• _GIVEN INSTRUCTION_
Find and return each line containing "matplotlib".

◇ ◇ ◇

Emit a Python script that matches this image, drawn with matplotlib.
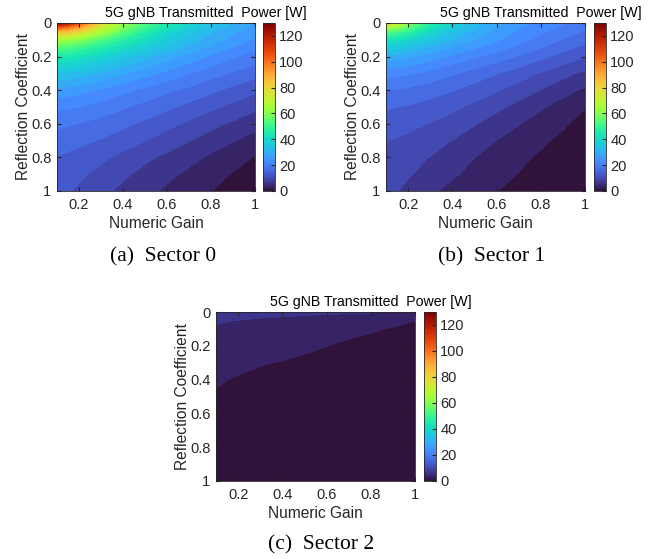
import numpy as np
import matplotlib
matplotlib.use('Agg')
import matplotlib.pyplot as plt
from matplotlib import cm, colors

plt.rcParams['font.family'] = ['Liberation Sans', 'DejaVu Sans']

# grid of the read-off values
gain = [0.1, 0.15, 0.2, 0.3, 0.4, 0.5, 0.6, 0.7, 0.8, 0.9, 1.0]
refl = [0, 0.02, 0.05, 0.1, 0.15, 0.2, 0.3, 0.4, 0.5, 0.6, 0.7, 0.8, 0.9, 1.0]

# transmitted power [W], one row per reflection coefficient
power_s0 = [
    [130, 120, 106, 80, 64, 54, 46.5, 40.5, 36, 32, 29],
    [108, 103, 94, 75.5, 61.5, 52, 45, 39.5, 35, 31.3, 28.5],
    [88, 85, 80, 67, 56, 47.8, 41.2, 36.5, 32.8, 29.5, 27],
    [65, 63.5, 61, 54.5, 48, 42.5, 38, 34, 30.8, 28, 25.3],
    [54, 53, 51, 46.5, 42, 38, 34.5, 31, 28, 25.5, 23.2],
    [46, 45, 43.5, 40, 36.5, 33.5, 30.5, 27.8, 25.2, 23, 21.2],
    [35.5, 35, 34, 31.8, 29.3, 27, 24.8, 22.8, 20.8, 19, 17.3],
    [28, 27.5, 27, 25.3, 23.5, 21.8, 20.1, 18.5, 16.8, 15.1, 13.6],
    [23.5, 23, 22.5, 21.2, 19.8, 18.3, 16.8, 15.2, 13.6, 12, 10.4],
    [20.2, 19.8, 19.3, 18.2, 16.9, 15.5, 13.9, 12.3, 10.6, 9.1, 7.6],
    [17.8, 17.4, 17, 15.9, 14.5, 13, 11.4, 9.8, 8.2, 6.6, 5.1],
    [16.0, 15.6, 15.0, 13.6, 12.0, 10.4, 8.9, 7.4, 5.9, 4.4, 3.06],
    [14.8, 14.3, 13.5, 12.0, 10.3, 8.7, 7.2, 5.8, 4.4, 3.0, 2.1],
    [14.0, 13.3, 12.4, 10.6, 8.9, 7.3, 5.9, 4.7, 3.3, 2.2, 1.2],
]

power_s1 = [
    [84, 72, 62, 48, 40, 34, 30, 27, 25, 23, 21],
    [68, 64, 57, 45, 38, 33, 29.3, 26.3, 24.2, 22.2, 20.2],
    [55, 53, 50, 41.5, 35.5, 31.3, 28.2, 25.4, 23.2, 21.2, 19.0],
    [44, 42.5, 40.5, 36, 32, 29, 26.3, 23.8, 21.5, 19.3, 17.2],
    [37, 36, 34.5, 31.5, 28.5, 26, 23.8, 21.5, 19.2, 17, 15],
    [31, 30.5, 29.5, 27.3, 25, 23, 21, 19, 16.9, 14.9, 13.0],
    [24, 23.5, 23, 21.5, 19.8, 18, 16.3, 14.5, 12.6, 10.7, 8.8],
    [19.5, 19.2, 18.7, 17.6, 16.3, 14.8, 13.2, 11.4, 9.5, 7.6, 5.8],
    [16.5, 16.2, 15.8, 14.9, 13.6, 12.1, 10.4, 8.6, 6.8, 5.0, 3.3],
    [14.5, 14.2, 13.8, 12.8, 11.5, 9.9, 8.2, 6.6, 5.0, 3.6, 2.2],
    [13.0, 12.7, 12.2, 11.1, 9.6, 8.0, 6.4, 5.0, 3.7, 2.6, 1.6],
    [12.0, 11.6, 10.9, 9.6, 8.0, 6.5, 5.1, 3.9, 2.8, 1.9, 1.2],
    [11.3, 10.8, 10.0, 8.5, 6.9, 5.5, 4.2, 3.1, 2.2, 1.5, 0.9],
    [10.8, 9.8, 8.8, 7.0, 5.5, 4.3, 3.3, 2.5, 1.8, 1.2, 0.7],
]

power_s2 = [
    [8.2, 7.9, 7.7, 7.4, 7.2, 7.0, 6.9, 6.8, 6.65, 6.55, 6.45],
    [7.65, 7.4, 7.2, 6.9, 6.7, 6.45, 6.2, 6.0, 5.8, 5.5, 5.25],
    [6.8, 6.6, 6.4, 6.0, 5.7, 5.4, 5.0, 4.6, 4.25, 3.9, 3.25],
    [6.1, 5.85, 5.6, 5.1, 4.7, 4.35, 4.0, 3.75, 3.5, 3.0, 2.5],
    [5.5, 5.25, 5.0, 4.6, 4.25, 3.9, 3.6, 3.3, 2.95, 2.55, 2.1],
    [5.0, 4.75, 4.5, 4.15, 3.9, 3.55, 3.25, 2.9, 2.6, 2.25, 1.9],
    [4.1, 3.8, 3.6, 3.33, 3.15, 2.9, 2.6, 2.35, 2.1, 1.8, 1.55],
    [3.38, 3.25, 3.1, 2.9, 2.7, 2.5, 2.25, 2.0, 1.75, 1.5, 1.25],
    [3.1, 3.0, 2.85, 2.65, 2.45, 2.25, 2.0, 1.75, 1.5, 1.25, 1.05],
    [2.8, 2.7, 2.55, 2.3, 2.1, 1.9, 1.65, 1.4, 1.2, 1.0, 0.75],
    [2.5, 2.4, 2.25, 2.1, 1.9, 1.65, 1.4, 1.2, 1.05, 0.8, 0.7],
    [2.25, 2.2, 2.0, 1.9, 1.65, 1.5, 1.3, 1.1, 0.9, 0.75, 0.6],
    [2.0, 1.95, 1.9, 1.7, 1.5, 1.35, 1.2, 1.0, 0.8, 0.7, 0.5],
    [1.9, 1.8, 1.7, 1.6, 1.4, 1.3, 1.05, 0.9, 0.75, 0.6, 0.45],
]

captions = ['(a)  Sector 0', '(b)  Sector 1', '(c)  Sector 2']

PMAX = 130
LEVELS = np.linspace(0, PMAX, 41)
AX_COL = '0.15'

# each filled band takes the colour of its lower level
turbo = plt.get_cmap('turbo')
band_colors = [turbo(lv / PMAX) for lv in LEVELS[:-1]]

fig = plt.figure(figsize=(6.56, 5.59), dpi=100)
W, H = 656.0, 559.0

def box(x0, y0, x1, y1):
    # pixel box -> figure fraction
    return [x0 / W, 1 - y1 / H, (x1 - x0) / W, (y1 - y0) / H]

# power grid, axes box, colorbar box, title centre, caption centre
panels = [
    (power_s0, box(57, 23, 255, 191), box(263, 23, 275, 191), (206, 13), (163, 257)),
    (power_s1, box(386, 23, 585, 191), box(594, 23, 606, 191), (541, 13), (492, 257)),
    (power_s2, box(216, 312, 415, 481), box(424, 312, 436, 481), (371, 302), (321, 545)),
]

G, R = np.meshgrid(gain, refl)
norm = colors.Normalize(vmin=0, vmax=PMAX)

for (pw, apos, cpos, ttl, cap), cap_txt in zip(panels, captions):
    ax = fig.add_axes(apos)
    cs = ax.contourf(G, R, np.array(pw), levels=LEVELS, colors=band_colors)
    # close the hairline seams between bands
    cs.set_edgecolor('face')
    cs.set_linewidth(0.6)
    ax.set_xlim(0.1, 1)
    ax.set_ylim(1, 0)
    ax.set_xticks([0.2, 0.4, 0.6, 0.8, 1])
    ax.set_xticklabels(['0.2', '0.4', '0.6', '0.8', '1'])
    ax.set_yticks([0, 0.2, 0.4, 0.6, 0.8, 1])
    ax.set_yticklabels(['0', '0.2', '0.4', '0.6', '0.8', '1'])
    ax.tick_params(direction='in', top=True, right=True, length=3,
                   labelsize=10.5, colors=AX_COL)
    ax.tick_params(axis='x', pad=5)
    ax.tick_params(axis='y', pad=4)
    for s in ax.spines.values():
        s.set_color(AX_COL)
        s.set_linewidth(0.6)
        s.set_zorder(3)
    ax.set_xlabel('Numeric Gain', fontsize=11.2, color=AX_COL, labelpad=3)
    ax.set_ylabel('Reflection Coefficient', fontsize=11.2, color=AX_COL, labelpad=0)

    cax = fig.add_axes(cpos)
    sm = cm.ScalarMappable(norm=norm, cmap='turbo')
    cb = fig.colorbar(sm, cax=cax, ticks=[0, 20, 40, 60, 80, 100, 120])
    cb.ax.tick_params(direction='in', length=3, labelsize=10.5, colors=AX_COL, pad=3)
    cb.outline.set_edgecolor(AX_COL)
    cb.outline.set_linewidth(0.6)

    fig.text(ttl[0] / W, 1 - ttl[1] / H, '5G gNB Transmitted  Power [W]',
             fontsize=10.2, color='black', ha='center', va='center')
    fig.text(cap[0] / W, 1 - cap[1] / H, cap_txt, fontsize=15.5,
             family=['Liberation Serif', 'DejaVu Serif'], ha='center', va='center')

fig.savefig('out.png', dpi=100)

◇ ◇ ◇

• _ANSWER TO THIS PROBLEM_
Emit a Python script that matches this image, drawn with matplotlib.
import matplotlib
matplotlib.use('Agg')
import matplotlib.pyplot as plt
from matplotlib import cm, colors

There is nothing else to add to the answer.